Erstmals spricht der Böhringer-Neffe:"Wie eine Gehirnwäsche"

Neue Wende im spektakulären Mordfall Böhringer: Erstmals spricht der Angeklagte - und die Ermittler geraten unter Beschuss.

Alexander Krug

Im Prozess um den Mord an der Parkhaus-Millionärin Charlotte Böhringer geraten jetzt die Ermittler unter schweren Beschuss. Die Verteidiger warfen ihnen am Donnerstag "verbotene Vernehmungsmethoden" und "Täuschungshandlungen" vor, die ihren Mandanten massiv in seinen Rechten verletzt hätten.

Auch der Angeklagte selbst meldete sich erstmals indirekt zu Wort. In einem Brief bezeichnete er die Vernehmung bei der Mordkommission als "Suggestivgehirnwäsche", die ihn an den Rand der Verzweiflung getrieben habe. Der Staatsanwalt wies die Vorwürfe zurück.

Der wegen Mordes angeklagte Benedikt T., 32, hat sich in einem Brief an seine Anwälte massiv über die Methoden der Mordermittler beschwert. Böhringer war am 15. Mai vorigen Jahres in ihrer Wohnung erschlagen worden. Nur drei Tage später wurde ihr Neffe Benedikt T. festgenommen.

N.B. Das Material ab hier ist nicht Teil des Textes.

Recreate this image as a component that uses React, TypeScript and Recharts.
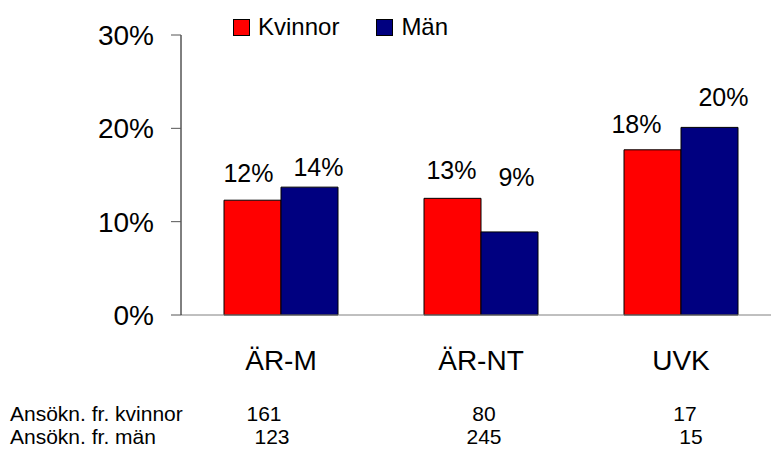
import React from 'react';
import { BarChart, Bar, XAxis, YAxis, Legend, LabelList } from 'recharts';

// Share of applicants admitted, by program and gender (%)
const programs = ['ÄR-M', 'ÄR-NT', 'UVK'];
const women = [12.3, 12.5, 17.7];
const men = [13.7, 8.9, 20.1];

// Number of applications, shown as a small table below the axis
const rowLabels = ['Ansökn. fr. kvinnor', 'Ansökn. fr. män'];
const appsWomen = [161, 80, 17];
const appsMen = [123, 245, 15];

const yTicks = [0, 10, 20, 30];

// the original has hand-moved data labels, nudge them the same way (dx, dy)
const womenNudge = [[-4, 0], [-1, -1], [-16, 1]];
const menNudge = [[9, 7], [7, -28], [14, -3]];
// table cells are not quite centred under the categories either
const womenCellDx = [-17, 3, 4];
const menCellDx = [-9, 3, 10];

const RED = '#FF0000';
const NAVY = '#000080';
const FONT = "'Liberation Sans', Arial, sans-serif";

const data = programs.map((name, i) => ({
  name,
  kvinnor: women[i],
  man: men[i],
}));

const makeLabel = (nudge: number[][]) => (props: any) => {
  const { x, y, width, value, index } = props;
  const [dx, dy] = nudge[index] || [0, 0];
  return (
    <text
      x={x + width / 2 + dx}
      y={y - 18 + dy}
      textAnchor="middle"
      fontSize={25}
      fill="#000"
    >
      {Math.round(value)}%
    </text>
  );
};

const CategoryTick = (props: any) => {
  const { x, y, payload } = props;
  const i = payload.index;
  const row1 = y + 106;
  const row2 = y + 129;
  return (
    <g>
      <text x={x} y={y + 55} textAnchor="middle" fontSize={28} fill="#000">
        {payload.value}
      </text>
      <text x={x + womenCellDx[i]} y={row1} textAnchor="middle" fontSize={21} fill="#000">
        {appsWomen[i]}
      </text>
      <text x={x + menCellDx[i]} y={row2} textAnchor="middle" fontSize={21} fill="#000">
        {appsMen[i]}
      </text>
      {i === 0 &&
        rowLabels.map((t, r) => (
          <text key={t} x={10} y={r === 0 ? row1 : row2} textAnchor="start" fontSize={21} fill="#000">
            {t}
          </text>
        ))}
    </g>
  );
};

const LegendBox = () => (
  <div style={{ display: 'flex', alignItems: 'center', fontSize: 24, lineHeight: 1, fontFamily: FONT }}>
    <span style={{ width: 15, height: 15, background: RED, border: '1px solid #000', marginRight: 8 }} />
    <span style={{ marginRight: 37 }}>Kvinnor</span>
    <span style={{ width: 15, height: 15, background: NAVY, border: '1px solid #000', marginRight: 8 }} />
    <span>Män</span>
  </div>
);

export default function App() {
  return (
    <div
      style={{
        position: 'absolute',
        left: 0,
        top: 0,
        width: 771,
        height: 450,
        overflow: 'hidden',
        background: '#fff',
        fontFamily: FONT,
      }}
    >
      <BarChart
        width={790}
        height={450}
        data={data}
        margin={{ top: 35, right: 9, left: 0, bottom: 0 }}
        barGap={0}
        barSize={57}
      >
        <XAxis
          dataKey="name"
          height={135}
          tickSize={0}
          tickMargin={0}
          axisLine={{ stroke: '#808080' }}
          tickLine={false}
          tick={<CategoryTick />}
          interval={0}
        />
        <YAxis
          width={181}
          domain={[0, 30]}
          ticks={yTicks}
          tickFormatter={(v) => `${v}%`}
          tickSize={10}
          tickMargin={17}
          axisLine={{ stroke: '#000' }}
          tickLine={{ stroke: '#555' }}
          tick={{ fontSize: 28, fill: '#000' }}
        />
        <Legend
          verticalAlign="middle"
          align="center"
          content={<LegendBox />}
          wrapperStyle={{ top: 15, left: 233, width: 'auto' }}
        />
        <Bar dataKey="kvinnor" name="Kvinnor" fill={RED} stroke="#000" strokeWidth={1} isAnimationActive={false}>
          <LabelList dataKey="kvinnor" content={makeLabel(womenNudge)} />
        </Bar>
        <Bar dataKey="man" name="Män" fill={NAVY} stroke="#000" strokeWidth={1} isAnimationActive={false}>
          <LabelList dataKey="man" content={makeLabel(menNudge)} />
        </Bar>
      </BarChart>
    </div>
  );
}
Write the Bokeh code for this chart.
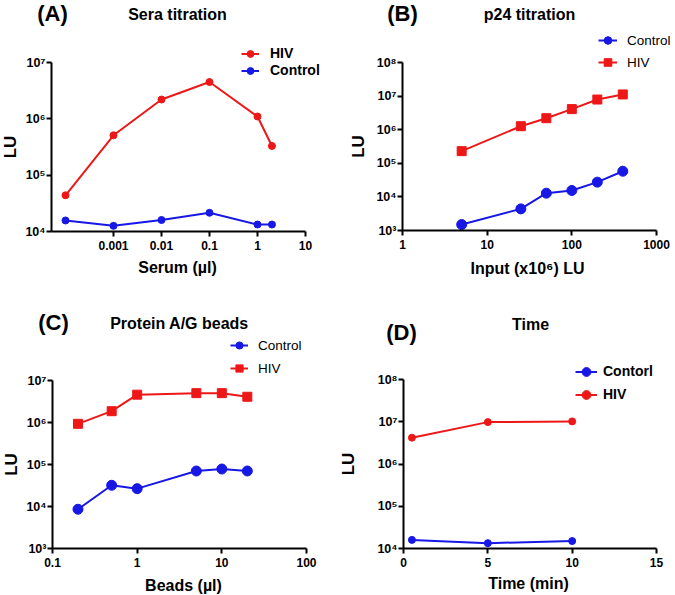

Die Ermittler hätten ihn an jenem Tag fast elf Stunden ins Kreuzverhör genommen, obwohl er die Tage zuvor "nur eine Stunde" geschlafen und nur einen "Bissen Lasagne" zu sich genommen habe. Ein Beamter habe ihn "ständig angeschrieen" und sich "vor mir aufgebaut". Seine Bitte, einen Anwalt hinzuzuziehen, sei "ignoriert" worden.

"Ich hatte den Eindruck, dem Leibhaftigen persönlich gegenüber zu sitzen", beklagt sich Benedikt T. Am Ende des Verhörs sei er soweit gewesen, "alles zu unterschreiben", nur um seine Ruhe zu haben. Die Ermittler hätten ihn abgefertigt und gesagt, er sei hier "nicht beim Kaffeekränzchen , sondern bei der Mordkommission".

Wie ein "willfähriges Schaf"

Unterschrieben hat Benedikt T. das 58-seitige Protokoll indes nicht. Seine Anwälte Stefan Mittelbach und Peter Witting fordern daher, das Protokoll nicht als Beweismittel zuzulassen. Sie führen dafür auch noch ins Feld, dass Benedikt T. damals "im Interesse eines vermeintlichen Ermittlungserfolges" nicht ordnungsgemäß über seine Rechte belehrt worden sei. Die Ermittler hätten ihn stundenlang als Zeuge vernommen, obwohl er längst als "konkreter Tatverdächtiger" galt.

Staatsanwalt Martin Kronester wies diese Vorhaltungen zurück mit dem Bemerk, dass er selbst an jenem Nachmittag mit Benedikt T. im Polizeipräsidium gesprochen habe. Dabei sei ihm von Benedikt T. bedeutet worden, dass "alles okay" sei. Es stellt sich auch die Frage, warum der Angeklagte damals nicht einfach jede Antwort verweigerte? Fühlte er sich so sicher, weil er unschuldig ist? Oder glaubte er sich als Jurastudent den Ermittlern überlegen?

Der Angeklagte erklärt dazu in seinem Brief selbstkritisch, er habe sich "zunehmend eingeschüchtert" gefühlt und sich am Ende wie ein "willfähriges Schaf" verhalten. Fest steht auch, dass der Angeklagte sehr wohl Kontakt zu Anwälten hatte und zwar gleich zu zweien. Einer riet ihm klar und deutlich, nichts mehr zu sagen. Benedikt T. redete trotzdem.

Das Gericht hat noch nicht darüber entschieden, ob das Vernehmungsprotokoll als Beweismittel zugelassen wird. Verlesen wurde es gestern trotzdem. Im Kern geht es dabei um den Tag des Mordes. Benedikt T. will an diesem Tag seine Wohnung wegen einer Erkältung nicht verlassen haben. Er bestreitet in der Vernehmung auch einen massiven Streit mit seiner Tante. Eine etwaige Enterbung sei demzufolge nie ein ernsthaftes Gesprächsthema gewesen.